Tuesday, October 18, 2022

Science and Fiction

 


Once upon a time (it was in the last century), I was a scientist. My field of research was symbiosis, using green hydra as a research model for interactions between animal hosts and single-celled algae inside host cells -- reef-forming corals are the most well-known example of this kind of relationship, but hydra are easier to grow in the lab, and because they mostly reproduce by asexual budding, you can cultivate relatively uniform clones. I had a couple of incubators stacked with glass trays of one particular clone, and another incubator that gently rocked flasks of a cultured strain of their green algal partner. I had amino acids laced with radioactive isotopes used to track metabolic uptake in the fridge, and an HPLC set up to separate and measure levels of amino acids in animal and algal extracts. One of my postgrads maintained an aquarium containing corals, sea anemones and a couple of clown fish. And so on.

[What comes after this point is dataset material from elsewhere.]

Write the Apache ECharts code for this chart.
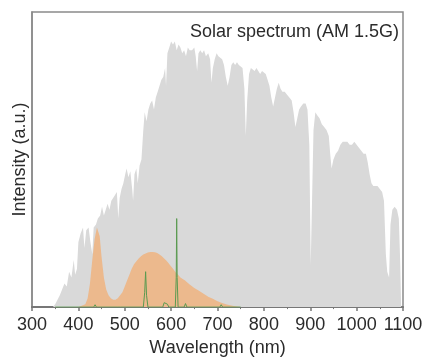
<!DOCTYPE html>
<html>
<head>
<meta charset="utf-8">
<script src="https://cdn.jsdelivr.net/npm/echarts@6/dist/echarts.min.js"></script>
<style>
  html, body { margin: 0; padding: 0; background: #fff; }
  #chart { width: 426px; height: 362px; }
</style>
</head>
<body>
<div id="chart"></div>
<script>
// x axis ticks
const xMin = 300;
const xMax = 1100;
const xStep = 100;

// AM 1.5G solar spectrum (nm, a.u.)
const solarWl = [
  300, 345, 350, 360, 370, 375, 380, 385, 390, 393, 397, 400, 405, 410, 413, 417, 422, 426, 430, 433,
  438, 442, 447, 451, 455, 459, 463, 467, 471, 475, 479, 483, 486, 489, 493, 497, 501, 504, 508, 512,
  516, 518, 521, 525, 528, 532, 536, 540, 543, 547, 551, 555, 559, 563, 567, 571, 575, 579, 583, 587,
  589, 592, 596, 600, 604, 608, 612, 616, 620, 624, 628, 632, 636, 640, 645, 650, 653, 656, 659, 663,
  667, 671, 675, 680, 684, 687, 690, 694, 698, 702, 706, 710, 714, 718, 722, 726, 730, 734, 738, 742,
  746, 750, 754, 758, 761, 764, 768, 772, 776, 780, 784, 788, 792, 796, 800, 804, 808, 812, 816, 820,
  824, 828, 832, 836, 840, 845, 850, 855, 860, 864, 868, 872, 876, 880, 885, 890, 894, 898, 901, 904,
  907, 911, 915, 920, 925, 930, 935, 940, 943, 946, 950, 955, 960, 965, 970, 975, 980, 985, 990, 995,
  1000, 1005, 1010, 1015, 1020, 1024, 1028, 1032, 1036, 1040, 1045, 1050, 1055, 1059, 1063, 1066, 1070, 1073, 1077, 1082,
  1087, 1091, 1094, 1096, 1100
];
const solarVal = [
  0, 0, 0.01, 0.04, 0.08, 0.07, 0.12, 0.10, 0.16, 0.11, 0.13, 0.22, 0.25, 0.27, 0.20, 0.26, 0.27, 0.22, 0.18, 0.27,
  0.28, 0.30, 0.31, 0.34, 0.31, 0.33, 0.35, 0.33, 0.36, 0.37, 0.38, 0.39, 0.30, 0.37, 0.40, 0.42, 0.45, 0.47, 0.44, 0.46,
  0.40, 0.36, 0.45, 0.47, 0.42, 0.48, 0.50, 0.60, 0.66, 0.63, 0.67, 0.69, 0.70, 0.67, 0.71, 0.73, 0.75, 0.77, 0.78, 0.81,
  0.75, 0.86, 0.88, 0.90, 0.89, 0.90, 0.87, 0.89, 0.88, 0.86, 0.87, 0.85, 0.88, 0.87, 0.87, 0.88, 0.85, 0.80, 0.86, 0.87,
  0.86, 0.87, 0.85, 0.86, 0.84, 0.76, 0.81, 0.84, 0.86, 0.85, 0.85, 0.84, 0.82, 0.78, 0.75, 0.78, 0.82, 0.83, 0.82, 0.83,
  0.82, 0.82, 0.81, 0.74, 0.58, 0.70, 0.79, 0.81, 0.81, 0.80, 0.81, 0.80, 0.79, 0.80, 0.80, 0.79, 0.77, 0.75, 0.71, 0.68,
  0.71, 0.74, 0.76, 0.74, 0.73, 0.73, 0.72, 0.71, 0.70, 0.66, 0.61, 0.64, 0.67, 0.68, 0.69, 0.69, 0.67, 0.55, 0.14, 0.14,
  0.60, 0.66, 0.65, 0.64, 0.62, 0.61, 0.60, 0.58, 0.52, 0.47, 0.50, 0.52, 0.53, 0.55, 0.56, 0.56, 0.56, 0.55, 0.55, 0.56,
  0.55, 0.54, 0.53, 0.52, 0.52, 0.49, 0.45, 0.42, 0.41, 0.41, 0.41, 0.40, 0.39, 0.36, 0.18, 0.12, 0.10, 0.28, 0.33, 0.34,
  0.33, 0.30, 0.15, 0, 0
];

// white LED: blue chip peak + phosphor hump
const ledWl = [
  350, 400, 415, 420, 425, 430, 435, 440, 443, 446, 450, 455, 460, 465, 470, 475, 480, 485, 490, 495,
  500, 505, 510, 515, 520, 525, 530, 535, 540, 545, 550, 555, 560, 565, 570, 575, 580, 585, 590, 595,
  600, 605, 610, 615, 620, 630, 640, 650, 660, 670, 680, 690, 700, 710, 720, 735, 750
];
const ledVal = [
  0, 0, 0.01, 0.03, 0.08, 0.16, 0.23, 0.27, 0.27, 0.24, 0.17, 0.10, 0.06, 0.04, 0.03, 0.025, 0.025, 0.03, 0.04, 0.05,
  0.07, 0.09, 0.11, 0.13, 0.145, 0.155, 0.165, 0.172, 0.178, 0.182, 0.185, 0.187, 0.187, 0.186, 0.183, 0.178, 0.172, 0.165, 0.157, 0.148,
  0.138, 0.128, 0.117, 0.11, 0.10, 0.09, 0.077, 0.065, 0.055, 0.045, 0.035, 0.028, 0.02, 0.014, 0.009, 0.004, 0
];

// CFL: narrow emission lines
const cflWl = [
  350, 433, 436, 439, 485, 488, 491, 540, 543, 545, 547, 550, 582, 585, 588, 592, 595,
  609, 611, 612, 613, 615, 628, 631, 634, 705, 708, 711, 750
];
const cflVal = [
  0, 0, 0.008, 0, 0, 0.006, 0, 0, 0.05, 0.12, 0.04, 0, 0, 0.015, 0.02, 0.01, 0,
  0, 0.1, 0.30, 0.1, 0, 0, 0.012, 0, 0, 0.008, 0, 0
];

const pairs = (xs, ys) => xs.map((x, i) => [x, ys[i]]);

const chart = echarts.init(document.getElementById("chart"));

const font = "Liberation Sans, Arial, sans-serif";

const option = {
  animation: false,
  grid: {
    left: 32,
    right: 23,
    top: 12,
    bottom: 50,
    show: true,
    borderColor: "#8a8a8a",
    borderWidth: 1.5,
  },
  xAxis: {
    type: "value",
    min: xMin,
    max: xMax,
    interval: xStep,
    name: "Wavelength (nm)",
    nameLocation: "middle",
    nameGap: 28,
    nameTextStyle: { color: "#2b2b2b", fontSize: 18, fontFamily: font },
    axisLine: { lineStyle: { color: "#777", width: 2 } },
    axisTick: { length: 4, lineStyle: { color: "#777", width: 1.5 } },
    minorTick: { show: true, splitNumber: 2, length: 2, lineStyle: { color: "#777" } },
    axisLabel: {
      color: "#2b2b2b",
      fontSize: 18,
      fontFamily: font,
      margin: 9,
      formatter: (v) => String(v),
    },
    splitLine: { show: false },
  },
  yAxis: {
    type: "value",
    min: 0,
    max: 1,
    name: "Intensity (a.u.)",
    nameLocation: "middle",
    nameGap: 3,
    nameTextStyle: { color: "#2b2b2b", fontSize: 18, fontFamily: font },
    axisLine: { show: true, lineStyle: { color: "#8a8a8a", width: 1.5 } },
    axisTick: { show: false },
    axisLabel: { show: false },
    splitLine: { show: false },
  },
  series: [
    {
      name: "Solar spectrum (AM 1.5G)",
      type: "line",
      data: pairs(solarWl, solarVal),
      showSymbol: false,
      lineStyle: { width: 0 },
      areaStyle: { color: "#d9d9d9", opacity: 1 },
      z: 1,
    },
    {
      name: "White LED",
      type: "line",
      data: pairs(ledWl, ledVal),
      showSymbol: false,
      lineStyle: { width: 0 },
      areaStyle: { color: "#f8a35a", opacity: 0.6 },
      z: 2,
    },
    {
      name: "CFL",
      type: "line",
      data: pairs(cflWl, cflVal),
      showSymbol: false,
      lineStyle: { color: "#5a9a50", width: 1 },
      z: 3,
    },
  ],
  graphic: [
    {
      type: "text",
      x: 399,
      y: 32,
      style: {
        text: "Solar spectrum (AM 1.5G)",
        fill: "#2b2b2b",
        font: "18px " + font,
        textAlign: "right",
        textVerticalAlign: "middle",
      },
    },
    {
      type: "text",
      x: 181,
      y: 223,
      style: {
        text: "CFL",
        fill: "#3d9a45",
        font: "bold 18px " + font,
        textAlign: "left",
        textVerticalAlign: "middle",
      },
    },
    {
      type: "text",
      x: 218,
      y: 294,
      style: {
        text: "White LED",
        fill: "#f4a55a",
        font: "18px " + font,
        textAlign: "left",
        textVerticalAlign: "middle",
      },
    },
  ],
};

chart.setOption(option);
</script>
</body>
</html>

I was also, in the later stages of my science career, a published science fiction author. The Secret of Life, published a few years after I became a full-time writer, and just now republished as a Gollanz Masterwork, is my attempt to write a novel that tapped into my life in the labs, foregrounding the practice and culture of science through the career of its central character, Mariella Anders. It's also a science thriller turning on the speculation, advanced by Peter Davies and others, that all of life on Earth may be decended from microbial life that first evolved on Mars, and the rivalries, politics and commercial chicanery Mariella must navigate to arrive at the truth.

This edition has been lightly edited to make a couple of topographical corrections and fix inconsistencies, continuity glitches and minor rough patches that for the most part are noticeable only to me. Some of the science has dated, as science often does, and we know far more about Mars now -- especially what it's like to rove about on its surface -- than we did at the turn of the century. But the idea of a global biological crisis involving a protean organism that thwarts attempts to control it does, perhaps, have an interesting resonance with one of our present ongoing crises.

1 Comments:

Blogger Bars and Blood said...

I thoroughly enjoyed The Secret of Life and consumed it over a couple of days after luckily discovering an original hardback quite by chance in a second hand book store. Looking out for more of your stuff. Do I detect a smidgen of Kim Robinson here and there? You two seem to occupy overlapping areas so I would be surprised of you did not swap notes from time to time.